Huh. And all this time I thought our best trick was to turn sure electoral victories into stunning defeats without either smoke or mirrors. But whatever.
The context: McIlheran quotes Thomas Lifson of the ironically named "American Thinker," who noticed that Barack Obama once said he would direct his justice department to prosecute criminals. First, of course, I have to question why the sudden turnaround on the whole "tough on crime" question--apparently it's a bonus when your preferred candidate is a Republican but it's a bit of a drag when the other side does it? I don't get it that, but expecting consistency among the right these days is a bit like waiting for the Great Pumpkin.
Anyway, here's Obama:
So this is an area where I would want to exercise judgment--I would want to find out directly from my Attorney General--having pursued, having looked at what's out there right now--are there possibilities of genuine crimes as opposed to really bad policies? And I think it's important--one of the things we've got to figure out in our political culture generally is distinguishing between really dumb policies and policies that rise to the level of criminal activity. [. . . I]f I found out that there were high officials who knowingly, consciously broke existing laws, engaged in cover-ups of those crimes with knowledge forefront [aforethought?], then I think a basic principle of our Constitution is nobody above the law--and I think that's roughly how I would look at it.From this, Lifson gets something that reads as the exact opposite: Lifson accuses Obama planning on "putting [his] predecessors on trial for their conduct of policy."

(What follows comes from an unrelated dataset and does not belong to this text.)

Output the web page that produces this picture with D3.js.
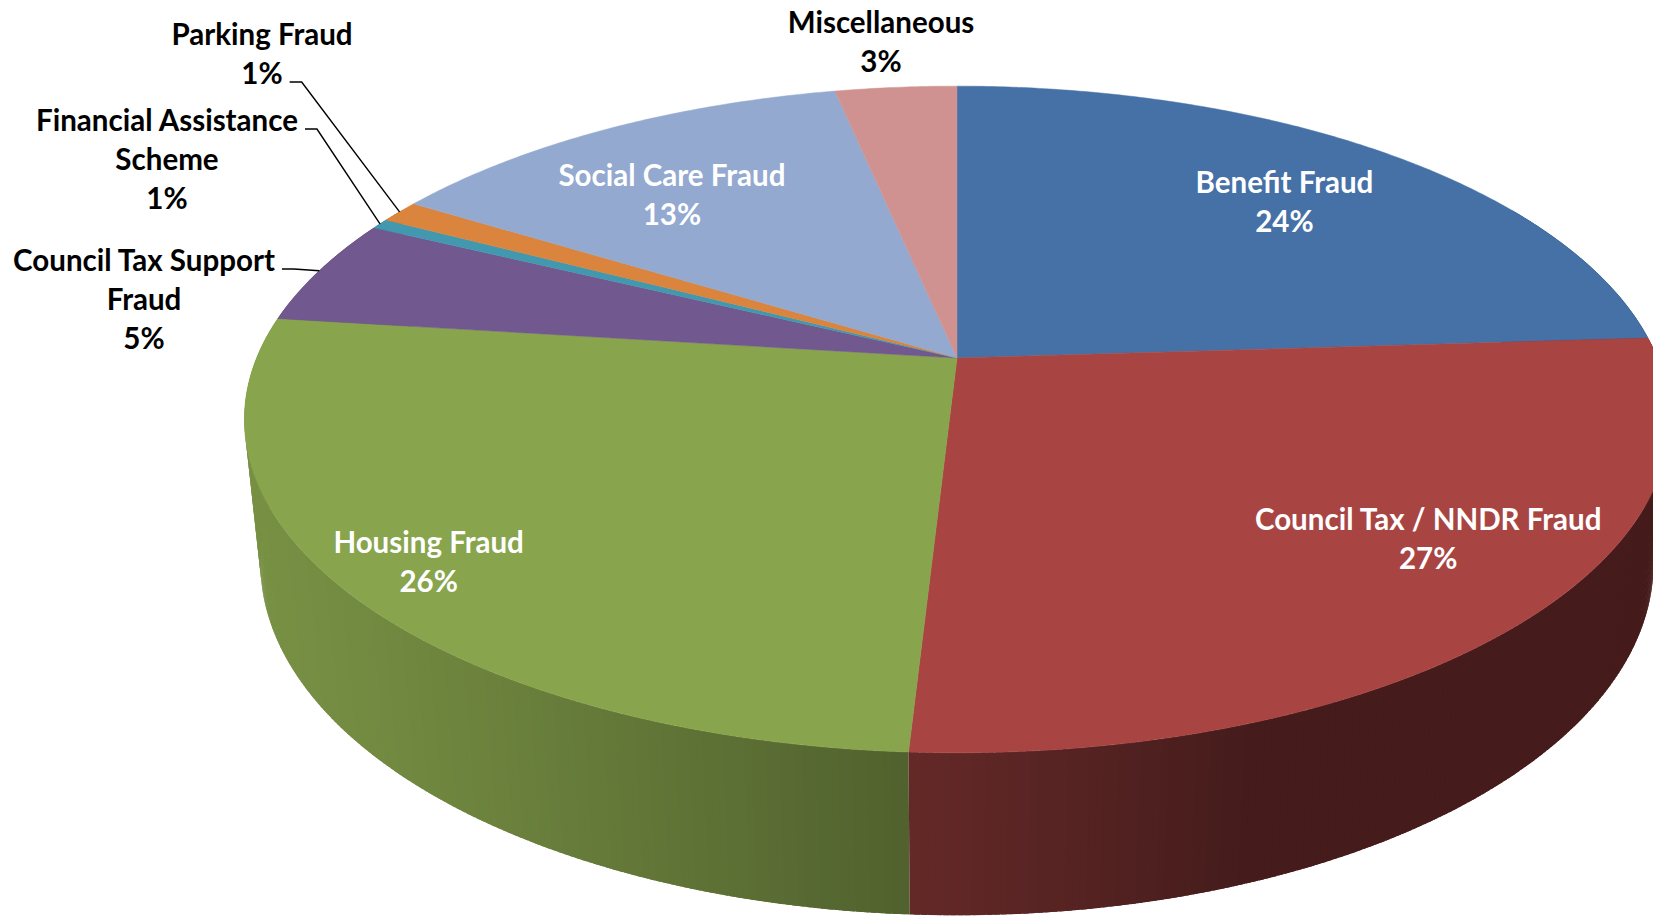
<!DOCTYPE html>
<html lang="en">
<head>
<meta charset="UTF-8">
<title>Fraud by type</title>
<script src="https://cdnjs.cloudflare.com/ajax/libs/d3/7.8.5/d3.min.js"></script>
<style>
  body {margin:0; background:#fff; overflow:hidden}
  svg {display:block}
  .lbl {font-family: Lato, "Open Sans", sans-serif; font-weight:bold;}
</style>
</head>
<body>
<svg id="chart" width="1653" height="916"></svg>
<script>
// slices, clockwise from 12 o'clock
var categories = ["Benefit Fraud", "Council Tax / NNDR Fraud", "Housing Fraud", "Council Tax Support Fraud",
                  "Financial Assistance Scheme", "Parking Fraud", "Social Care Fraud", "Miscellaneous"];
// share of cases in %
var shares = [24.0, 26.9, 26.1, 5.2, 0.5, 1.1, 12.9, 3.3];
// how excel wrapped the names
var labelLines = [["Benefit Fraud"], ["Council Tax / NNDR Fraud"], ["Housing Fraud"], ["Council Tax Support", "Fraud"],
                  ["Financial Assistance", "Scheme"], ["Parking Fraud"], ["Social Care Fraud"], ["Miscellaneous"]];
var colours = ["#4571A6", "#A84543", "#88A44D", "#71588F", "#4198AF", "#DB843D", "#93A9CF", "#D09291"];

// ---- layout bits (not data) ----
var cam = {cx: 957, cy: 358, f: 3373, dist: 4.816, tilt: 27.37 * Math.PI / 180, depth: 0.233};
var sinT = Math.sin(cam.tilt), cosT = Math.cos(cam.tilt);
var insideLabel = {0: [-11, 10], 1: [40, -16], 2: [-66, 27], 6: [-4, 21]};   // nudges from the r=0.78 point
var outsideLabel = {3: {x: 144, y: 271, row: 0}, 4: {x: 167, y: 131, row: 0}, 5: {x: 262, y: 45, row: 1}, 7: {x: 881, y: 33, row: -1}};
var lineH = 39;
var deg = Math.PI / 180;

var svg = d3.select("#chart");

// a: radians clockwise from 12, r: 0..1, h: 0 top face, -depth bottom
function project(a, r, h) {
    var X = r * Math.sin(a), Z = r * Math.cos(a);
    var yc = h * cosT + Z * sinT;
    var zc = cam.dist + Z * cosT - h * sinT;
    return [cam.cx + cam.f * X / zc, cam.cy - cam.f * yc / zc];
}

// light comes from the front-left, side walls get darker towards the right
function shade(col, a) {
    var k = 0.41 + 0.466 * Math.max(0, Math.cos(a - 250 * deg));
    var c = d3.rgb(col);
    return d3.rgb(c.r * k, c.g * k, c.b * k).formatHex();
}

var arcs = d3.pie().sort(null).value(function(d){ return d; })(shares);
var line = d3.line();
var step = Math.PI / 360;

function rim(a0, a1, h) {
    var n = Math.max(2, Math.ceil(Math.abs(a1 - a0) / step)), pts = [];
    for (var k = 0; k <= n; k++) pts.push(project(a0 + (a1 - a0) * k / n, 1, h));
    return pts;
}

// side wall in thin strips, back to front; each strip overlaps its
// neighbours a little so no background shows through the seams
var strips = [];
arcs.forEach(function(d, i){
    var a0 = Math.max(d.startAngle, 60 * deg), a1 = Math.min(d.endAngle, 300 * deg);
    if (a1 <= a0) return;
    var n = Math.max(1, Math.ceil((a1 - a0) / step));
    var ov = Math.min(0.4 * step, (a1 - a0) / n * 0.4);
    for (var k = 0; k < n; k++){
        var s0 = a0 + (a1 - a0) * k / n, s1 = a0 + (a1 - a0) * (k + 1) / n;
        var am = (s0 + s1) / 2;
        strips.push({
            s0: Math.max(a0, s0 - ov), s1: Math.min(a1, s1 + ov),
            z: Math.cos(am), fill: shade(colours[i], am)
        });
    }
});
strips.sort(function(p, q){ return q.z - p.z; });

svg.append("g").selectAll("path")
    .data(strips)
    .enter()
    .append("path")
    .attr("d", function(s){
        return line([project(s.s0, 1, 0), project(s.s1, 1, 0), project(s.s1, 1, -cam.depth), project(s.s0, 1, -cam.depth)]) + "Z";
    })
    .attr("fill", function(s){ return s.fill; });

// top faces
svg.append("g").selectAll("path")
    .data(arcs)
    .enter()
    .append("path")
    .attr("d", function(d){
        return line([project(0, 0, 0)].concat(rim(d.startAngle, d.endAngle, 0))) + "Z";
    })
    .attr("fill", function(d, i){ return colours[i]; })
    .attr("stroke", function(d, i){ return colours[i]; })
    .attr("stroke-width", 0.5);

// font size so the widest label comes out like the original
var probe = svg.append("text").attr("class", "lbl").style("font-size", "30px").text("Financial Assistance");
var fs = 30 * 262 / probe.node().getComputedTextLength();
probe.remove();
var capH = 0.72 * fs;

var labels = svg.append("g").attr("class", "lbl").style("font-size", fs + "px").attr("text-anchor", "middle");
var leaders = svg.append("g").attr("fill", "none").attr("stroke", "#000").attr("stroke-width", 1.4);

arcs.forEach(function(d, i){
    var mid = (d.startAngle + d.endAngle) / 2;
    var rows = labelLines[i].concat([Math.round(shares[i]) + "%"]);
    var t;
    if (insideLabel[i]){
        var p = project(mid, 0.78, 0);
        var ax = p[0] + insideLabel[i][0], ay = p[1] + insideLabel[i][1];
        var y0 = ay - (rows.length - 1) * lineH / 2 + capH / 2;
        t = labels.append("text").attr("fill", "#fff");
        rows.forEach(function(r, k){
            t.append("tspan").attr("x", ax).attr("y", y0 + k * lineH).text(r);
        });
    } else {
        var o = outsideLabel[i];
        t = labels.append("text").attr("fill", "#000");
        var spans = rows.map(function(r, k){
            return t.append("tspan").attr("x", o.x).attr("y", o.y + k * lineH).text(r);
        });
        if (o.row >= 0){
            var w = spans[o.row].node().getComputedTextLength();
            var sx = o.x + w / 2 + 7, sy = o.y + o.row * lineH - 2;
            leaders.append("path").attr("d", line([[sx, sy], [sx + 12, sy], project(mid, 1, 0)]));
        }
    }
});
</script>
</body>
</html>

That's right: Despite Obama's clear statement that he will differentiate between bad policy and criminal activity, Lifson writes that Obama will prosecute policy. And McIlheran, who apparently didn't bother to check what Obama really said before approvingly quoting Lifson's misrepresentation, has to get defensive in the comments, putting words into the mouths of both Obama and Will Bunch, the blogger who asked Obama the question:
[C]alling the Bush administration a band of war criminals [is not] at all new to the sort of anti-war crowd that Obama has long considered his base--the phrase is used endlessly on Huffington, Crooks and Liars, so forth. [. . . T]he original PDN blogger set up the context exactly: Daily News writer Will Bunch, who did the interview, appears to feel Obama's statement is exactly about viewing waterboarding as a potential war crime.Neither Obama nor Bunch used the phrase "war crime" or anything similar in that original posting--you can read it for yourself. That is an invention of Lifson's, borrowed by McIlheran, who sputters that the phrase shows up on HuffPo sometimes so it must be in Obama's platform.
But then McIlheran follows up with the line that serves as the title of this post: "The left's trick has been to say that legal things are illegal," he says. Like what? I asked him. (That comment's not out of moderation yet--he doesn't keep the insane morning hours that I do.) But he offers hints; he specifically mentions waterboarding and warrantless wiretaps, both of which I thought were already pretty clearly illegal--you don't need "the left" to read the plain language of the FISA statutes or the US history of prosecuting those who have waterboarded. But I suggest it could also have something to do with Obama's plan to review the Constitutionality of everything that the Bush administration has been up to.
Besides, haven't we been hearing all along from "the right" that if we've done nothing wrong, we have nothing to fear? So then what's McIlheran so afraid of?